What exactly runs where?

I’m still trying to figure out a few things and require a little assistance for some clarification.

When you look at .cu files like in the sdk, are those programs running on the gpu? or partly cpu then transferred to gpu for the kernel file?

If its completely gpu, how would I go about making a c program and forwarding some math with loops into the gpu and get the responses back into the c program to do final touch ups etc.

My card has 256mb ram (8600gts) and if I want a lot of global memory shared between all threads will it use the 256mb ram? If it needs more will it goto system ram? [it is only going to be used as read-only to know where 3D objects are located]

If all the code in the cu file runs on gpu, is there a time to live feature?
ie. a thread can only run for a maximum of X time.

If running cpu and gpu code at the same time is possible, is there a way for me to tell the threads to pass back what they have now and quit?(so i can stop a calculation at it’s current accuracy)

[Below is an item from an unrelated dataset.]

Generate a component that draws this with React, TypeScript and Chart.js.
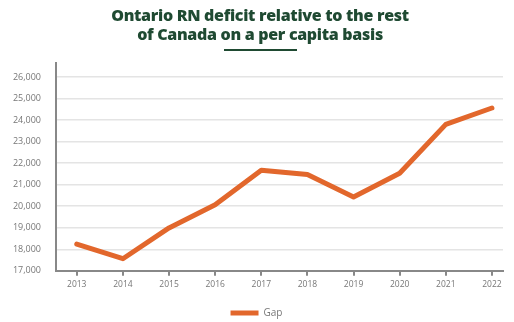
import React, { useEffect, useRef } from "react";
import { Chart, registerables } from "chart.js";

Chart.register(...registerables);

const years = [2013, 2014, 2015, 2016, 2017, 2018, 2019, 2020, 2021, 2022];
const gapValues = [18240, 17560, 18990, 20070, 21670, 21470, 20430, 21530, 23800, 24560];
const yTicks = [17000, 18000, 19000, 20000, 21000, 22000, 23000, 24000, 25000, 26000];
const seriesLabel = "Gap";
const titleLines = ["Ontario RN deficit relative to the rest", "of Canada on a per capita basis"];

const ORANGE = "#e2672c";
const GREEN = "#1f4a32";

export default function App() {
  const ref = useRef<HTMLCanvasElement | null>(null);
  useEffect(() => {
    if (!ref.current) return;
    const chart = new Chart(ref.current, {
      type: "line",
      data: {
        datasets: [
          {
            label: seriesLabel,
            data: years.map((y, i) => ({ x: y, y: gapValues[i] })),
            borderColor: ORANGE,
            backgroundColor: ORANGE,
            borderWidth: 5,
            pointRadius: 0,
            tension: 0,
            borderCapStyle: "round",
            borderJoinStyle: "round",
          },
        ],
      },
      options: {
        animation: false,
        responsive: false,
        layout: { padding: { top: 63, left: 10, right: 11, bottom: -6 } },
        plugins: {
          legend: {
            position: "bottom",
            labels: {
              usePointStyle: true,
              pointStyle: "line",
              pointStyleWidth: 28,
              boxHeight: 6,
              color: "#777",
              font: { family: "Open Sans", size: 10 },
              padding: 14,
            },
          },
          tooltip: { enabled: false },
        },
        scales: {
          x: {
            type: "linear",
            min: 2012.55,
            max: 2022.24,
            afterBuildTicks: (scale: any) => {
              scale.ticks = years.map((v) => ({ value: v }));
            },
            ticks: {
              color: "#777",
              font: { family: "Open Sans", size: 8.5 },
              padding: 4,
              callback: (v: any) => String(v),
            },
            grid: { drawOnChartArea: false, drawTicks: true, tickLength: 5, color: "#888", lineWidth: 2 },
            border: { display: true, color: "#888", width: 2 },
          },
          y: {
            min: 17000,
            max: 26650,
            afterBuildTicks: (scale: any) => {
              scale.ticks = yTicks.map((v) => ({ value: v }));
            },
            afterFit: (scale: any) => {
              scale.width = 46;
            },
            ticks: {
              color: "#777",
              font: { family: "Open Sans", size: 9 },
              padding: 15,
              callback: (v: any) => Number(v).toLocaleString("en-US"),
            },
            grid: { drawTicks: false, color: "#e4e4e4", lineWidth: 1.5 },
            border: { display: true, color: "#888", width: 2 },
          },
        },
      },
    });
    return () => chart.destroy();
  }, []);
  return (
    <div style={{ position: "fixed", left: 0, top: 0, width: 514, height: 322, background: "#fff" }}>
      <canvas ref={ref} width={514} height={322} style={{ position: "absolute", left: 0, top: 0 }} />
      <div
        style={{
          position: "absolute",
          left: 0,
          top: 6,
          width: 520,
          textAlign: "center",
          fontFamily: "'Open Sans', sans-serif",
          fontWeight: 800,
          fontSize: 16,
          lineHeight: "19px",
          letterSpacing: "-0.3px",
          color: GREEN,
        }}
      >
        {titleLines.map((t, i) => (
          <div key={i}>{t}</div>
        ))}
      </div>
      <div style={{ position: "absolute", left: 224, top: 49, width: 73, height: 2, background: GREEN }} />
    </div>
  );
}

If it matters, I am doing this under linux, but would like it to work with windows as well.

Thank you in advanced.

Not quite. Only routince that have prefix global or device are run on GPU, otherwise the function is executed on the host. Please read carefully CUDA programming manual, it is mentioned there.

It is up to you, if you allocate all the memory and pass pointers which refers to this memory, then the memory will be shared between all the threads within one kernel. If you need more device ram than you have available on the device, the cudaMalloc will fail to allocate it.

On windows, as far as I know, the maximal execution time on the device is 5sec. On GNU/Linux this applies if and only if X server is running; otherwise, this 5sec limit is not applicable.

Yes there is. The actual implementation, though, depends on the problem at hand.

If I may, I’d advice you to read carefully CUDA programming manual. Most of your question are answered there.